I also found a paper by Alan Boegehold Towards a Study of Athenian Voting Procedure, which describes the use of pebbles when counting votes in ancient Greece. It talks about voting using special bronze discs as ballots, and various mechanisms for keeping ballots secret.

This includes an early example of ballot stuffing, when “thirty men somehow dropped a total of more than sixty ballots into [the urn]”.

He also describes a scene from Greek vase paintings, in which men cast votes for Ajax and Odysseus using piles of pebbles. One notable aspect is that there doesn’t seem to be any secrecy involved in the voting – we can see who two of the men are voting for.

A black and orange fragment of vase depicting a scene of two men voting at an altar. A woman stands on the altar, with a pile of small circles to represent pebbles on either side. On the right-hand side, a man is reaching down to put a pebble on one of the piles and cast his vote.
Extract from the bottom of a red-figured kylix. Photo from the J. Paul Getty Museum website, 86.AE.286. Public domain.

Athena stands behind a low table (or altar?) which men approach from right and left. They are about to vote; two, in fact, are in the act of voting. That the others have already voted is clear from the two small piles of pebbles on the altar. The pebbles to the left appear to be about double the number of those on the right. They represent votes cast for Odysseus, the victor, while those to the right, fewer, have been cast for Ajax. The two heroes themselves appear at the extreme right and left. Athena, gesturing gracefully with her right hand, certifies Odysseus' victory, although the voting is not yet over.

This feels familiar from modern politics, where the result of an election is often known before the counting is complete. (Sorry Ajax.)

It’s not just for voting

Boegehold also describes the use of pebbles as a way to count things other than votes, when fingers were insufficient. Mostly he’s talking about ancient Greece, but he also mentions pebbles being sealed inside clay tablets as a form of bookkeeping in Mesopotamia. They were placed inside a tablet with an inscription of a sheep (or goat), and the pebbles counted the animals involved.

I came across a similar idea last year while reading It All Adds Up, by Mickaël Launay. I forget the exact time period, but it was early in human civilisation when writing was still uncommon. Somebody owns a flock of sheep, and they send a shepherd out to tend them during the day.

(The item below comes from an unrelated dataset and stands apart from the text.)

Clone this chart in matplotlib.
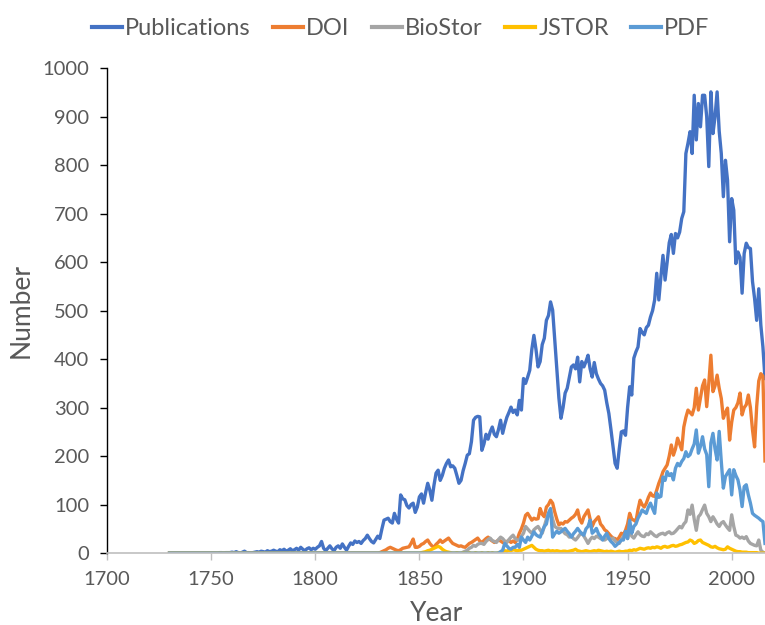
import matplotlib
matplotlib.use("Agg")
import matplotlib.pyplot as plt
import numpy as np

years = list(range(1730, 2017))

publications = (
    [0] * 24 + [1, 1, 0, 1, 1, 1]  # 1730-1759
    + [2, 1, 3, 1, 0, 2, 4, 1, 1, 0,  # 1760s
       1, 2, 3, 2, 4, 3, 2, 5, 3, 4,  # 1770s
       6, 4, 3, 7, 5, 8, 4, 6, 9, 5,  # 1780s
       7, 10, 6, 12, 8, 5, 9, 11, 7, 10]  # 1790s
    + [8, 12, 15, 24, 10, 5, 10, 15, 9, 5,  # 1800s
       12, 15, 10, 19, 12, 6, 14, 21, 18, 25,  # 1810s
       22, 24, 20, 26, 30, 37, 30, 24, 21, 28,  # 1820s
       35, 30, 50, 68, 70, 72, 65, 62, 82, 70,  # 1830s
       62, 120, 112, 110, 98, 93, 100, 103, 84, 95,  # 1840s
       116, 122, 103, 125, 144, 130, 109, 140, 165, 171,  # 1850s
       150, 160, 175, 185, 192, 178, 180, 175, 160, 144,  # 1860s
       150, 170, 185, 202, 205, 230, 274, 280, 282, 281,  # 1870s
       212, 225, 245, 235, 250, 260, 245, 240, 255, 274,  # 1880s
       247, 265, 280, 290, 301, 290, 295, 285, 315, 295,  # 1890s
       360, 350, 363, 377, 420, 449, 420, 384, 395, 430,  # 1900s
       443, 480, 490, 518, 501, 440, 380, 320, 278, 300,  # 1910s
       330, 340, 362, 384, 388, 380, 404, 353, 395, 384,  # 1920s
       395, 408, 380, 363, 393, 370, 359, 350, 345, 336,  # 1930s
       310, 288, 255, 220, 185, 175, 215, 250, 252, 243,  # 1940s
       300, 343, 326, 402, 415, 425, 463, 455, 450, 465,  # 1950s
       470, 487, 500, 522, 577, 522, 570, 614, 563, 600,  # 1960s
       640, 657, 618, 659, 650, 662, 690, 704, 824, 845,  # 1970s
       869, 824, 944, 852, 927, 879, 944, 944, 900, 797,  # 1980s
       951, 865, 900, 951, 870, 824, 735, 810, 769, 642,  # 1990s
       731, 707, 597, 621, 610, 536, 618, 639, 630, 628,  # 2000s
       560, 525, 480, 545, 470, 425, 360]  # 2010-2016
)

doi = (
    [0] * 100  # 1730-1829
    + [0, 1, 3, 5, 7, 10, 12, 10, 8, 6,  # 1830s
       5, 7, 10, 11, 12, 13, 20, 29, 12, 12,  # 1840s
       14, 18, 20, 24, 27, 20, 15, 12, 18, 22,  # 1850s
       27, 22, 25, 28, 31, 25, 20, 18, 16, 14,  # 1860s
       15, 13, 12, 16, 20, 22, 25, 28, 31, 25,  # 1870s
       22, 26, 30, 33, 28, 25, 22, 24, 27, 25,  # 1880s
       22, 20, 24, 26, 22, 25, 22, 28, 41, 50,  # 1890s
       62, 78, 82, 75, 68, 72, 70, 71, 92, 80,  # 1900s
       75, 95, 100, 109, 103, 85, 70, 58, 62, 60,  # 1910s
       65, 64, 68, 72, 75, 80, 89, 70, 62, 75,  # 1920s
       82, 89, 70, 55, 65, 70, 75, 60, 55, 48,  # 1930s
       45, 40, 35, 31, 30, 27, 33, 41, 38, 47,  # 1940s
       60, 82, 70, 68, 65, 90, 109, 100, 95, 103,  # 1950s
       115, 124, 118, 117, 130, 144, 155, 168, 175, 182,  # 1960s
       200, 223, 202, 215, 237, 225, 213, 260, 280, 295,  # 1970s
       290, 285, 300, 340, 295, 320, 345, 357, 302, 350,  # 1980s
       408, 333, 345, 367, 340, 319, 278, 290, 299, 233,  # 1990s
       270, 295, 300, 310, 330, 285, 300, 306, 326, 300,  # 2000s
       254, 219, 302, 355, 370, 365, 190]  # 2010-2016
)

biostor = (
    [0] * 140  # 1730-1869
    + [0, 2, 4, 6, 10, 12, 16, 14, 18, 20,  # 1870s
       20, 18, 24, 28, 31, 26, 24, 22, 28, 33,  # 1880s
       30, 25, 22, 28, 33, 37, 30, 27, 27, 35,  # 1890s
       41, 55, 50, 45, 41, 48, 52, 55, 48, 41,  # 1900s
       55, 70, 82, 89, 70, 55, 52, 50, 51, 45,  # 1910s
       40, 38, 33, 35, 30, 27, 32, 38, 41, 35,  # 1920s
       28, 20, 28, 33, 30, 35, 33, 30, 28, 27,  # 1930s
       30, 33, 28, 31, 25, 22, 20, 28, 35, 41,  # 1940s
       30, 47, 35, 31, 38, 44, 38, 35, 34, 40,  # 1950s
       38, 44, 40, 36, 34, 38, 40, 41, 38, 42,  # 1960s
       44, 40, 41, 45, 50, 55, 52, 60, 65, 89,  # 1970s
       80, 99, 70, 47, 75, 80, 90, 99, 82, 75,  # 1980s
       65, 75, 68, 60, 55, 62, 65, 58, 52, 47,  # 1990s
       79, 55, 37, 35, 31, 33, 30, 34, 25, 20,  # 2000s
       18, 16, 15, 27, 6, 2, 0]  # 2010-2016
)

jstor = (
    [0] * 120  # 1730-1849
    + [0, 1, 2, 3, 5, 6, 8, 10, 12, 14,  # 1850s
       12, 8, 5, 3, 2, 1, 0, 0, 1, 0,  # 1860s
       0, 1, 0, 0, 1, 0, 0, 1, 0, 0,  # 1870s
       1, 0, 0, 1, 0, 1, 0, 0, 1, 2,  # 1880s
       3, 5, 4, 6, 5, 7, 6, 5, 6, 6,  # 1890s
       8, 10, 12, 14, 16, 12, 8, 6, 5, 5,  # 1900s
       4, 5, 6, 4, 5, 4, 5, 4, 3, 4,  # 1910s
       4, 3, 4, 5, 6, 8, 5, 4, 3, 4,  # 1920s
       5, 4, 3, 4, 5, 4, 6, 5, 4, 3,  # 1930s
       4, 3, 4, 3, 2, 3, 4, 3, 3, 4,  # 1940s
       4, 6, 5, 7, 6, 8, 10, 9, 8, 10,  # 1950s
       11, 10, 12, 11, 13, 12, 10, 13, 14, 12,  # 1960s
       13, 15, 16, 14, 15, 17, 18, 20, 22, 23,  # 1970s
       27, 25, 20, 22, 26, 27, 22, 20, 18, 16,  # 1980s
       13, 12, 14, 11, 9, 8, 7, 8, 13, 10,  # 1990s
       8, 6, 4, 3, 3, 2, 2, 2, 1, 1,  # 2000s
       1, 1, 1, 0, 0, 0, 0]  # 2010-2016
)

pdf = (
    [0] * 159  # 1730-1888
    + [3,  # 1889
       6, 20, 15, 10, 8, 12, 12, 18, 12, 33,  # 1890s
       27, 22, 33, 27, 35, 44, 38, 35, 33, 45,  # 1900s
       55, 60, 82, 92, 33, 40, 45, 41, 44, 48,  # 1910s
       51, 45, 40, 33, 40, 45, 51, 45, 40, 37,  # 1920s
       50, 55, 68, 41, 45, 51, 40, 35, 27, 35,  # 1930s
       41, 30, 24, 20, 14, 18, 22, 27, 27, 45,  # 1940s
       30, 68, 41, 55, 60, 72, 80, 89, 85, 82,  # 1950s
       95, 103, 92, 82, 124, 115, 117, 157, 150, 168,  # 1960s
       160, 164, 151, 175, 185, 180, 189, 195, 209, 199,  # 1970s
       203, 215, 225, 254, 206, 220, 240, 215, 203, 137,  # 1980s
       227, 247, 215, 192, 251, 189, 134, 158, 165, 172,  # 1990s
       120, 172, 160, 151, 130, 96, 137, 141, 120, 103,  # 2000s
       82, 78, 75, 72, 68, 65, 20]  # 2010-2016
)

series_names = ["Publications", "DOI", "BioStor", "JSTOR", "PDF"]
series_values = [publications, doi, biostor, jstor, pdf]
colors = ["#4472C4", "#ED7D31", "#A5A5A5", "#FFC000", "#5B9BD5"]

x_ticks = [1700, 1750, 1800, 1850, 1900, 1950, 2000]
y_ticks = list(range(0, 1001, 100))

plt.rcParams['font.family'] = ['Lato', 'DejaVu Sans']
text_color = "#595959"

fig = plt.figure(figsize=(7.65, 6.25), dpi=100)
ax = fig.add_axes([0.14, 0.115, 0.86, 0.776])

for name, vals, c in zip(series_names, series_values, colors):
    ax.plot(years, vals, color=c, lw=2.4, label=name, solid_joinstyle='round')

ax.set_xlim(1700, 2016)
ax.set_ylim(0, 1000)
ax.set_xticks(x_ticks)
ax.set_yticks(y_ticks)
ax.tick_params(axis='x', colors="#BFBFBF", labelcolor=text_color, labelsize=14.5,
               length=5, width=1, direction='out', pad=8)
ax.tick_params(axis='y', colors="black", labelcolor=text_color, labelsize=14.5,
               length=5, width=1, direction='out', pad=8)

for s in ['top', 'right']:
    ax.spines[s].set_visible(False)
ax.spines['bottom'].set_color("#BFBFBF")
ax.spines['bottom'].set_linewidth(1.2)
ax.spines['left'].set_color("black")
ax.spines['left'].set_linewidth(1.0)

ax.set_xlabel("Year", fontsize=19, color=text_color, labelpad=9)
ax.set_ylabel("Number", fontsize=19, color=text_color, labelpad=6)

leg = fig.legend(loc='upper center', bbox_to_anchor=(0.524, 1.005), ncol=5,
                 frameon=False, fontsize=17, handlelength=1.25, handletextpad=0.15,
                 columnspacing=0.95, labelcolor=text_color)
for line in leg.get_lines():
    line.set_linewidth(3)

fig.savefig("out.png", dpi=100)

They want to know the same number of sheep came back – how do they count them?

They came up with a series of tokens, each with a picture of a sheep. You put them in a jar, and count them to match the sheep who came back. But does the shepherd trust the owner? How do they know the owner won’t add tokens?

So they’d put the tokens in a sealed spherical jar, and both of them would sign it. But how do you know the size of the flock without opening the jar? They’d put marks on the side to count the size – but now why do you need the tokens in the jar at all?

This is an early versions of numbers on “paper”, a more abstract form of counting.

Other uses of the pseph- prefix

I’d never heard of the Greek word psephos; the closest I knew was lithos, for stone. I know lots of English words that use litho- as a root, my favourite being the somewhat whimsical lithobraking. (Stopping your spaceship by ploughing it into a rock.)

By contrast, there only seem to be less English words that use pseph- as a root, and I don’t recognise any of them. Two of the words suggested by Wikipedia are literally about pebbles (psephite/psephitic describes sediment made of pebble-sized fragments), and a third is about their use in counting (isopsephy is adding up the number values of the letters to get a single number).

I was a bit confused by isopsephy initially, but it makes more sense after reading about how pebbles were a tool for counting lots of things, not just votes. That looks like it could be a fun Wikipedia rabbit hole about word counting methods that are a bit like Scrabble, including a similar Hebrew practice called gematria, but I really have to stop now.